*Supplied records*

◆ ◆ ◆ ◆ ◆

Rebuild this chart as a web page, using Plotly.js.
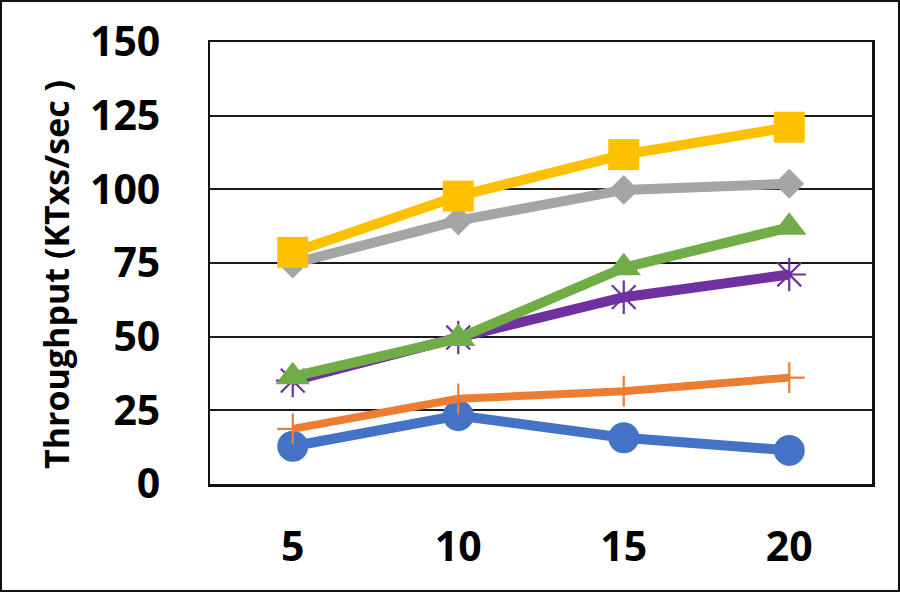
<!DOCTYPE html>
<html>
<head>
<meta charset="utf-8">
<script src="https://cdn.plot.ly/plotly-3.0.1.min.js"></script>
<style>
  html, body { margin: 0; padding: 0; background: #fff; }
  #wrap { position: relative; width: 900px; height: 592px; }
  #chart { width: 900px; height: 592px; }
  #frame { position: absolute; left: 0; top: 0; width: 900px; height: 592px; box-sizing: border-box; border: 2px solid #111; pointer-events: none; }
</style>
</head>
<body>
<div id="wrap"><div id="chart"></div><div id="frame"></div></div>
<script>
const categories = ['5', '10', '15', '20'];
const yTicks = [0, 25, 50, 75, 100, 125, 150];
const yTitle = 'Throughput (KTxs/sec )';

const seriesBlue   = [12.8, 23.2, 15.7, 11.4];
const seriesOrange = [18.7, 28.9, 31.5, 36.1];
const seriesGray   = [74.8, 89.4, 99.8, 101.9];
const seriesYellow = [78.6, 97.7, 111.8, 121.1];
const seriesPurple = [35.1, 49.7, 63.4, 71.1];
const seriesGreen  = [36.4, 49.4, 73.4, 87.1];

function trace(name, y, color, lw, symbol, size, mlw) {
  return {
    type: 'scatter', mode: 'lines+markers', name: name,
    x: categories, y: y,
    line: { color: color, width: lw },
    marker: { symbol: symbol, size: size, color: color, line: { color: color, width: mlw } },
    hoverinfo: 'x+y'
  };
}

const data = [
  trace('Series 1', seriesBlue,   '#4472C4', 10, 'circle', 31, 0),
  trace('Series 2', seriesOrange, '#ED7D31', 8,  'cross-thin-open', 22, 2.2),
  trace('Series 3', seriesGray,   '#A5A5A5', 10, 'diamond', 23, 0),
  trace('Series 4', seriesYellow, '#FFC000', 10, 'square', 31, 0),
  trace('Series 5', seriesPurple, '#7030A0', 10, 'asterisk-open', 28, 2.2),
  trace('Series 6', seriesGreen,  '#70AD47', 10, 'triangle-up', 30, 0)
];

const fontFam = 'Open Sans, Liberation Sans, sans-serif';

const layout = {
  width: 900, height: 592,
  margin: { l: 210, r: 28, t: 42, b: 108, pad: 0 },
  paper_bgcolor: '#fff', plot_bgcolor: '#fff',
  showlegend: false,
  xaxis: {
    type: 'category', range: [-0.5, 3.5],
    tickvals: categories, ticktext: categories,
    showgrid: false, zeroline: false,
    showline: true, mirror: true, linecolor: '#111', linewidth: 2.5,
    ticks: '', ticklabelstandoff: 25,
    tickfont: { family: fontFam, size: 41, color: '#000', weight: 'bold' }
  },
  yaxis: {
    range: [0, 150], tickvals: yTicks, ticktext: yTicks.map(String),
    showgrid: true, gridcolor: '#1a1a1a', gridwidth: 1.8,
    zeroline: false,
    showline: true, mirror: true, linecolor: '#111', linewidth: 2.5,
    ticks: '', ticklabelstandoff: 39,
    tickfont: { family: fontFam, size: 41, color: '#000', weight: 'bold' }
  },
  annotations: [{
    text: yTitle, xref: 'paper', yref: 'paper',
    x: (56 - 210) / 662, y: (592 - 108 - 275) / 442,
    xanchor: 'center', yanchor: 'middle', textangle: -90, showarrow: false,
    font: { family: fontFam, size: 34, color: '#000', weight: 'bold' }
  }]
};

Plotly.newPlot('chart', data, layout, { displayModeBar: false, staticPlot: true });
</script>
</body>
</html>
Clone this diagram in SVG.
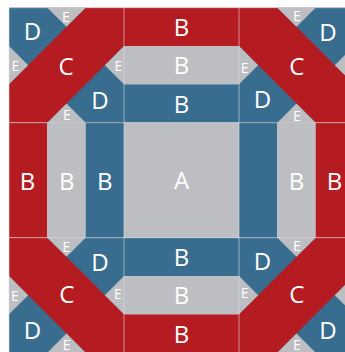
<svg xmlns="http://www.w3.org/2000/svg" xmlns:xlink="http://www.w3.org/1999/xlink" width="345" height="352" viewBox="0 0 345 352">
<style>
.r{fill:#b41c22}.b{fill:#386d90}.g{fill:#bdbec2}
text{font-family:"Open Sans","Noto Sans","Liberation Sans",sans-serif;fill:#fff;text-anchor:middle}
.L{font-size:24px}.S{font-size:14px}
.grid{stroke:#dcdce0;stroke-opacity:0.6;stroke-width:1;fill:none}
</style>
<defs>
<g id="corner">
<rect class="r" x="0" y="0" width="115" height="115"/>
<polygon class="b" points="0,0 76.667,0 0,76.667"/>
<polygon class="b" points="115,38.333 115,115 38.333,115"/>
<polygon class="g" points="38.333,0 76.667,0 57.5,19.167"/>
<polygon class="g" points="0,38.333 0,76.667 19.167,57.5"/>
<polygon class="g" points="38.333,115 76.667,115 57.5,95.833"/>
<polygon class="g" points="115,38.333 115,76.667 95.833,57.5"/>
</g>
</defs>
<g id="block">
<g id="cell-tl"><use xlink:href="#corner" transform="translate(9,7.7)"/></g>
<g id="cell-tr"><use xlink:href="#corner" transform="translate(354,7.7) scale(-1,1)"/></g>
<g id="cell-bl"><use xlink:href="#corner" transform="translate(124,237.7) scale(-1,1)"/></g>
<g id="cell-br"><use xlink:href="#corner" transform="translate(239,237.7)"/></g>
<g id="cell-top">
<rect class="r" x="124" y="7.7" width="115" height="38.333"/>
<rect class="g" x="124" y="46.033" width="115" height="38.333"/>
<rect class="b" x="124" y="84.367" width="115" height="38.333"/>
</g>
<g id="cell-bottom">
<rect class="b" x="124" y="237.7" width="115" height="38.333"/>
<rect class="g" x="124" y="276.033" width="115" height="38.333"/>
<rect class="r" x="124" y="314.367" width="115" height="38.333"/>
</g>
<g id="cell-left">
<rect class="r" x="9" y="122.7" width="38.333" height="115"/>
<rect class="g" x="47.333" y="122.7" width="38.333" height="115"/>
<rect class="b" x="85.667" y="122.7" width="38.333" height="115"/>
</g>
<g id="cell-right">
<rect class="b" x="239" y="122.7" width="38.333" height="115"/>
<rect class="g" x="277.333" y="122.7" width="38.333" height="115"/>
<rect class="r" x="315.667" y="122.7" width="38.333" height="115"/>
</g>
<g id="cell-center"><rect class="g" x="124" y="122.7" width="115" height="115"/></g>
</g>
<g id="connectors">
<path class="grid" d="M124,7.7V353M239,7.7V353M9,122.7H354M9,237.7H354M9,353V7.7H354"/>
</g>
<g id="labels">
<text class="L" x="32.5" y="40">D</text>
<text class="S" x="66" y="21.8">E</text>
<text class="S" x="15.3" y="70.5">E</text>
<text class="L" x="66" y="74.5">C</text>
<text class="S" x="118.3" y="70.5">E</text>
<text class="S" x="67" y="120.3">E</text>
<text class="L" x="100" y="108.5">D</text>
<text class="L" x="181.5" y="35.7">B</text>
<text class="L" x="181.5" y="74">B</text>
<text class="L" x="181.5" y="112.5">B</text>
<text class="S" x="297" y="21.3">E</text>
<text class="L" x="328" y="40.5">D</text>
<text class="S" x="244.7" y="72.5">E</text>
<text class="L" x="296.7" y="75.2">C</text>
<text class="L" x="262.5" y="108">D</text>
<text class="S" x="297" y="121">E</text>
<text class="L" x="27.5" y="189.7">B</text>
<text class="L" x="66.8" y="189.7">B</text>
<text class="L" x="104.8" y="189.7">B</text>
<text class="L" x="181.5" y="189.2">A</text>
<text class="L" x="296.5" y="189.5">B</text>
<text class="L" x="334.5" y="189.5">B</text>
<text class="S" x="66.3" y="251.8">E</text>
<text class="L" x="100" y="270.5">D</text>
<text class="S" x="15" y="301">E</text>
<text class="L" x="66.7" y="303">C</text>
<text class="S" x="118" y="299">E</text>
<text class="L" x="32.5" y="338.8">D</text>
<text class="S" x="66.7" y="349.5">E</text>
<text class="L" x="181.5" y="265.5">B</text>
<text class="L" x="181.5" y="304">B</text>
<text class="L" x="181.5" y="342.5">B</text>
<text class="S" x="297" y="251">E</text>
<text class="L" x="262.5" y="269.5">D</text>
<text class="S" x="244.7" y="298">E</text>
<text class="L" x="296.7" y="303.3">C</text>
<text class="L" x="328" y="339.2">D</text>
<text class="S" x="297" y="349.5">E</text>
</g>
</svg>
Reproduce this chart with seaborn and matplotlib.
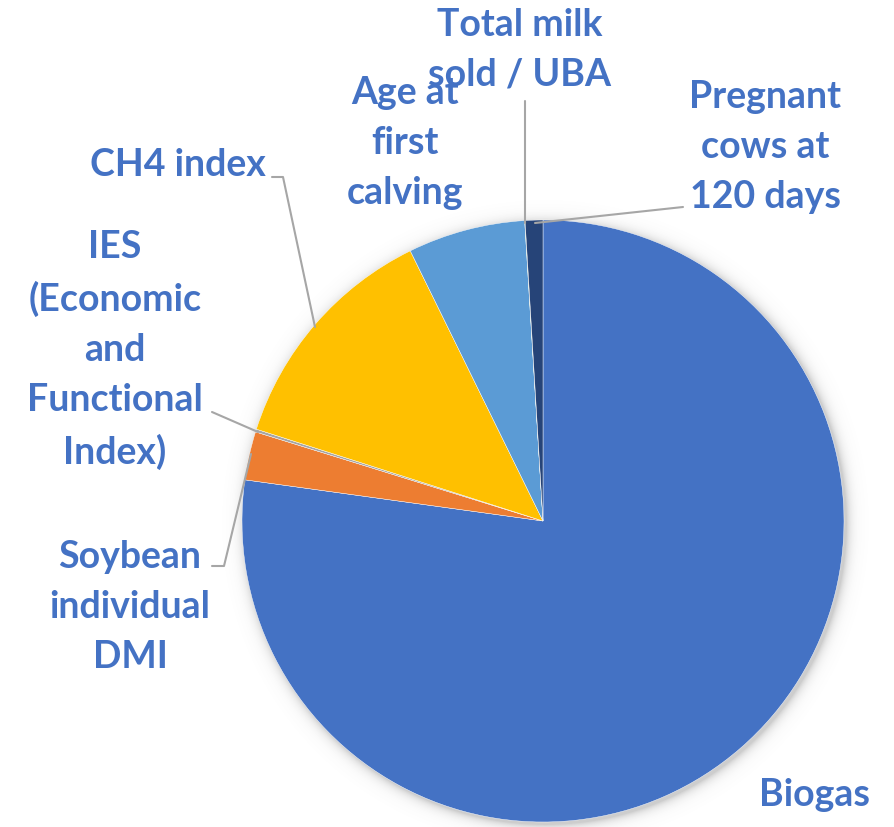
import numpy as np
import matplotlib
matplotlib.use("Agg")
import matplotlib.pyplot as plt
import seaborn as sns

# Share of each trait (percent)
labels = ["Biogas", "Soybean\nindividual\nDMI", "IES\n(Economic\nand\nFunctional\nIndex)",
          "CH4 index", "Age at\nfirst\ncalving", "Total milk\nsold / UBA",
          "Pregnant\ncows at\n120 days"]
values = [77.2, 2.6, 0.15, 12.8, 6.3, 0.02, 0.95]
colors = ["#4472C4", "#ED7D31", "#A5A5A5", "#FFC000", "#5B9BD5", "#70AD47", "#264478"]

sns.set_theme(style="white")
plt.rcParams["font.family"] = ["Lato", "DejaVu Sans"]

W, H = 894, 828
fig = plt.figure(figsize=(W / 100, H / 100), dpi=100)
ax = fig.add_axes([0, 0, 1, 1])

cx, cy, R = 543, H - 522, 301

# soft drop shadow around the pie
yy, xx = np.mgrid[0:H, 0:W]
d = np.hypot(xx - (cx + 2), (H - yy) - (cy - 2))
alpha = np.clip(0.35 * np.exp(-np.clip(d - R, 0, None) / 5.0), 0, 0.35)
alpha[d < R - 4] = 0
shadow = np.zeros((H, W, 4))
shadow[..., :3] = 0.45
shadow[..., 3] = alpha
ax.imshow(shadow, extent=(0, W, 0, H), origin="upper", zorder=0, interpolation="bilinear")

ax.pie(values, colors=colors, startangle=90, counterclock=False,
       center=(cx, cy), radius=R,
       wedgeprops=dict(edgecolor="white", linewidth=0.3), frame=True)
ax.set_xlim(0, W)
ax.set_ylim(0, H)
ax.set_aspect("equal")
ax.axis("off")

txt_color = "#4472C4"
label_pos = {
    "Biogas": (815, 795),
    "Soybean\nindividual\nDMI": (130, 607),
    "IES\n(Economic\nand\nFunctional\nIndex)": (115, 350),
    "CH4 index": (178, 165),
    "Age at\nfirst\ncalving": (405, 143),
    "Total milk\nsold / UBA": (520, 50),
    "Pregnant\ncows at\n120 days": (765, 147),
}
for lab in labels:
    x, y = label_pos[lab]
    ax.text(x, H - y, lab, ha="center", va="center", color=txt_color,
            fontsize=27, fontweight="bold", linespacing=1.57, zorder=5)

# leader lines
leaders = [
    [(272, 178), (283, 178), (315, 328)],
    [(212, 413), (258, 433)],
    [(212, 567), (224, 567), (251, 455)],
    [(525, 102), (525, 224)],
    [(683, 208), (535, 224)],
]
for pts in leaders:
    xs = [p[0] for p in pts]
    ys = [H - p[1] for p in pts]
    ax.plot(xs, ys, color="#A6A6A6", lw=1.5, zorder=4)

fig.savefig("out.png", dpi=100)
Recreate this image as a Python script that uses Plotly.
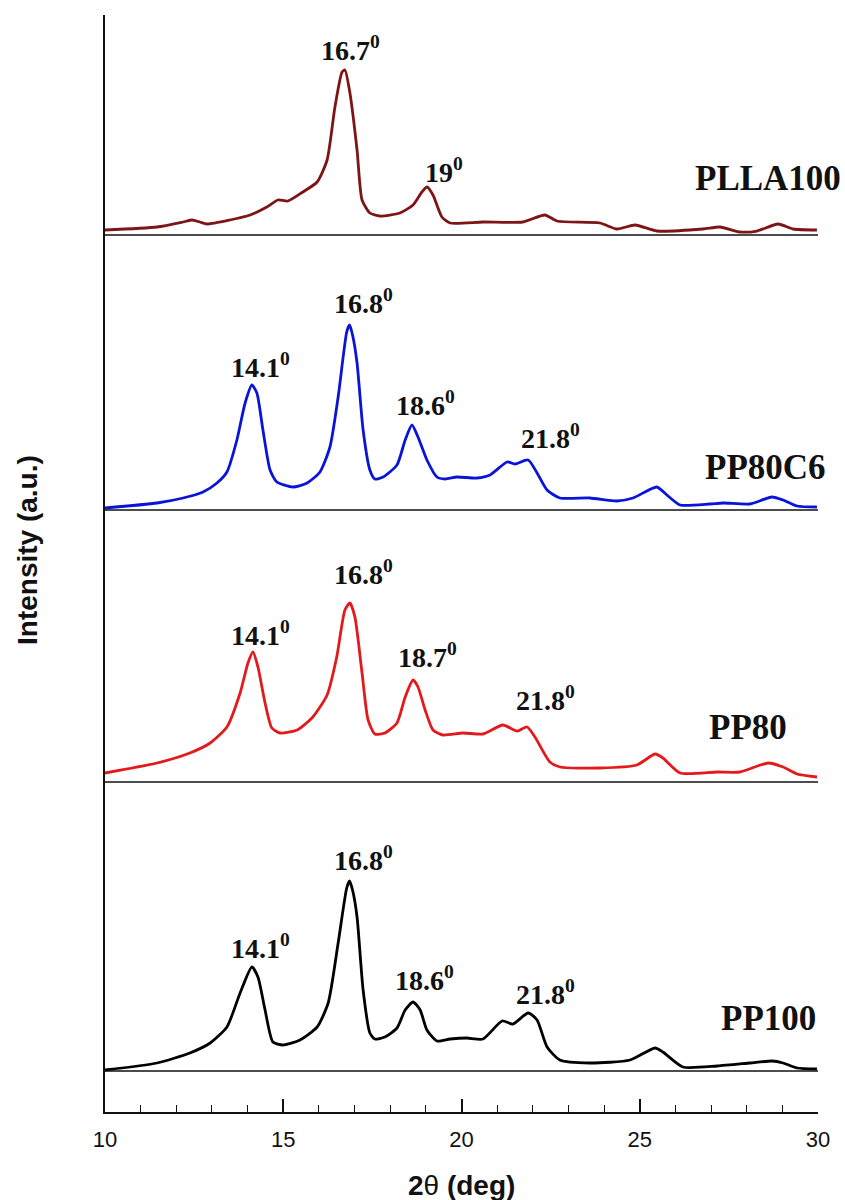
import plotly.graph_objects as go

# ---------------- data (2θ in degrees, intensity in a.u. above each trace's baseline) ----------------
tt_plla = [10.0, 11.46, 12.19, 12.44, 12.66, 12.86, 13.5, 14.07, 14.54, 14.85, 15.13, 15.55, 15.95, 16.23,
           16.45, 16.65, 16.73, 16.87, 17.07, 17.21, 17.43, 17.71, 18.27, 18.64, 18.89, 19.03, 19.2, 19.45,
           19.68, 20.6, 21.72, 22.34, 22.68, 23.88, 24.36, 24.87, 25.48, 26.77, 27.25, 27.81, 28.29, 28.88,
           29.3, 29.97]
int_plla = [5, 8, 13, 15, 13, 11, 15, 20, 28, 35, 34, 43, 53, 75,
            128, 163, 165, 142, 85, 35, 22, 19, 22, 30, 43, 48, 40, 18,
            12, 13, 13, 20, 14, 12, 6, 10, 4, 6, 8, 3, 4, 11,
            6, 5]

tt_pp80c6 = [10.0, 11.46, 12.19, 12.75, 13.14, 13.42, 13.7, 13.93, 14.12, 14.26, 14.43, 14.63, 14.82, 15.27,
             15.67, 16.03, 16.31, 16.54, 16.78, 16.86, 16.95, 17.07, 17.24, 17.43, 17.57, 17.8, 18.19, 18.42,
             18.61, 18.78, 19.03, 19.31, 19.54, 19.87, 20.43, 20.8, 21.28, 21.5, 21.87, 22.12, 22.4, 22.76,
             23.6, 24.36, 24.81, 25.48, 25.76, 26.13, 26.97, 27.34, 28.09, 28.71, 29.02, 29.41, 29.97]
int_pp80c6 = [2, 7, 12, 18, 27, 38, 70, 107, 125, 117, 80, 40, 28, 23,
              27, 38, 63, 113, 178, 185, 174, 147, 80, 40, 31, 33, 45, 70,
              85, 73, 50, 33, 31, 33, 32, 35, 48, 46, 50, 37, 20, 12,
              12, 9, 12, 23, 15, 5, 6, 7, 6, 13, 10, 4, 3]

tt_pp80 = [10.0, 11.46, 12.38, 12.95, 13.42, 13.79, 14.01, 14.15, 14.29, 14.49, 14.68, 14.91, 15.39, 15.83,
           16.23, 16.5, 16.73, 16.87, 17.01, 17.21, 17.38, 17.57, 17.85, 18.19, 18.42, 18.64, 18.78, 18.98,
           19.2, 19.48, 20.04, 20.6, 21.16, 21.56, 21.84, 22.06, 22.48, 22.76, 23.88, 24.92, 25.43, 25.65,
           26.13, 27.17, 27.81, 28.6, 29.02, 29.41, 29.97]
int_pp80 = [9, 19, 29, 39, 55, 89, 119, 130, 115, 79, 54, 49, 52, 65,
            87, 125, 172, 179, 165, 109, 62, 48, 49, 59, 85, 102, 95, 72,
            52, 47, 49, 48, 57, 51, 55, 45, 20, 15, 14, 17, 28, 24,
            9, 10, 10, 19, 15, 8, 5]

tt_pp100 = [10.0, 11.46, 12.38, 12.95, 13.42, 13.79, 14.12, 14.29, 14.49, 14.71, 14.99, 15.47, 15.95, 16.26,
            16.54, 16.78, 16.86, 16.95, 17.07, 17.24, 17.43, 17.57, 17.85, 18.19, 18.42, 18.64, 18.84, 19.03,
            19.31, 19.68, 20.15, 20.6, 21.14, 21.44, 21.87, 22.12, 22.4, 22.76, 23.6, 24.73, 25.43, 25.65,
            26.21, 27.17, 28.09, 28.71, 29.02, 29.41, 29.97]
int_pp100 = [1, 8, 18, 28, 44, 78, 104, 94, 61, 29, 26, 31, 44, 68,
             128, 183, 190, 180, 154, 81, 38, 32, 34, 43, 61, 69, 61, 41,
             30, 32, 33, 32, 50, 47, 58, 51, 24, 11, 8, 11, 23, 19,
             4, 5, 8, 10, 8, 3, 2]

sample_names = ["PP100", "PP80", "PP80C6", "PLLA100"]

peak_labels_pp100 = ["14.1", "16.8", "18.6", "21.8"]
peak_labels_pp80 = ["14.1", "16.8", "18.7", "21.8"]
peak_labels_pp80c6 = ["14.1", "16.8", "18.6", "21.8"]
peak_labels_plla = ["16.7", "19"]

x_ticks = [10, 15, 20, 25, 30]

# ---------------- layout / styling (not data) ----------------
stack_offset = {"PP100": 41, "PP80": 330, "PP80C6": 602, "PLLA100": 877}
colors = {"PP100": "#000000", "PP80": "#e3191c", "PP80C6": "#0a14d8", "PLLA100": "#7d1416"}
series = {
    "PP100": (tt_pp100, int_pp100),
    "PP80": (tt_pp80, int_pp80),
    "PP80C6": (tt_pp80c6, int_pp80c6),
    "PLLA100": (tt_plla, int_plla),
}
# label anchor points (x in deg, y in plot units)
peak_label_pos = {
    "PP100": [(14.35, 166), (17.24, 254), (18.95, 134), (22.37, 120)],
    "PP80": [(14.35, 479), (17.24, 540), (19.06, 457), (22.37, 414)],
    "PP80C6": [(14.35, 747), (17.24, 811), (19.0, 709), (22.51, 676)],
    "PLLA100": [(16.9, 1064), (19.51, 942)],
}
peak_labels = {"PP100": peak_labels_pp100, "PP80": peak_labels_pp80,
               "PP80C6": peak_labels_pp80c6, "PLLA100": peak_labels_plla}
name_label_pos = {"PP100": (28.6, 94), "PP80": (28.04, 385), "PP80C6": (28.54, 645), "PLLA100": (28.6, 934)}

serif = "Times New Roman, Liberation Serif, serif"
sans = "Arial, Liberation Sans, sans-serif"

fig = go.Figure()
shapes = []
annotations = []
for name in sample_names:
    tt, inten = series[name]
    off = stack_offset[name]
    fig.add_trace(go.Scatter(
        x=tt, y=[v + off for v in inten], mode="lines", name=name,
        line=dict(color=colors[name], width=2.8, shape="spline", smoothing=0.6),
        showlegend=False, cliponaxis=False))
    shapes.append(dict(type="line", xref="x", yref="y", x0=10, x1=30, y0=off, y1=off,
                       line=dict(color="#111111", width=1.6)))
    for txt, (px, py) in zip(peak_labels[name], peak_label_pos[name]):
        annotations.append(dict(x=px, y=py, xref="x", yref="y", showarrow=False,
                                xanchor="center", yanchor="middle",
                                text=f"<b>{txt}<sup>0</sup></b>",
                                font=dict(family=serif, size=28, color="#111111")))
    nx, ny = name_label_pos[name]
    annotations.append(dict(x=nx, y=ny, xref="x", yref="y", showarrow=False,
                            xanchor="center", yanchor="middle",
                            text=f"<b>{name}</b>",
                            font=dict(family=serif, size=35, color="#111111")))

# axis titles
annotations.append(dict(x=(27 - 105) / 713, y=(1112 - 550) / 1097, xref="paper", yref="paper",
                        xanchor="center", yanchor="middle",
                        showarrow=False, textangle=-90, text="<b>Intensity (a.u.)</b>",
                        font=dict(family=sans, size=28, color="#111111")))
annotations.append(dict(x=(461 - 105) / 713, y=(1112 - 1185) / 1097, xref="paper", yref="paper",
                        xanchor="center", yanchor="middle",
                        showarrow=False, text="<b>2</b>θ<b> (deg)</b>",
                        font=dict(family=sans, size=28, color="#111111")))

fig.update_layout(
    width=845, height=1200,
    margin=dict(l=105, r=27, t=15, b=88),
    paper_bgcolor="white", plot_bgcolor="white",
    shapes=shapes, annotations=annotations,
    xaxis=dict(range=[10, 30], tickvals=x_ticks, ticktext=[str(t) for t in x_ticks],
               ticks="inside", ticklen=13, tickwidth=1.6, tickcolor="#111111",
               minor=dict(dtick=1, tick0=10, ticks="inside", ticklen=7, tickwidth=1.4, tickcolor="#111111"),
               showline=True, linecolor="#111111", linewidth=1.8, showgrid=False, zeroline=False,
               tickfont=dict(family=sans, size=22, color="#111111"), ticklabelstandoff=7),
    yaxis=dict(range=[0, 1097], showticklabels=False, ticks="", showline=True,
               linecolor="#111111", linewidth=1.8, showgrid=False, zeroline=False),
)

fig.write_html("out.html")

◆ ◆ ◆ ◆ ◆

*What you should do*
Collect the complete line wherever the string "this" appears in the records.

*Solution below*
Rebuild this chart as a web page, using Plotly.js.
Clone this diagram in SVG.
Reproduce this chart with seaborn and matplotlib.
Recreate this image as a Python script that uses Plotly.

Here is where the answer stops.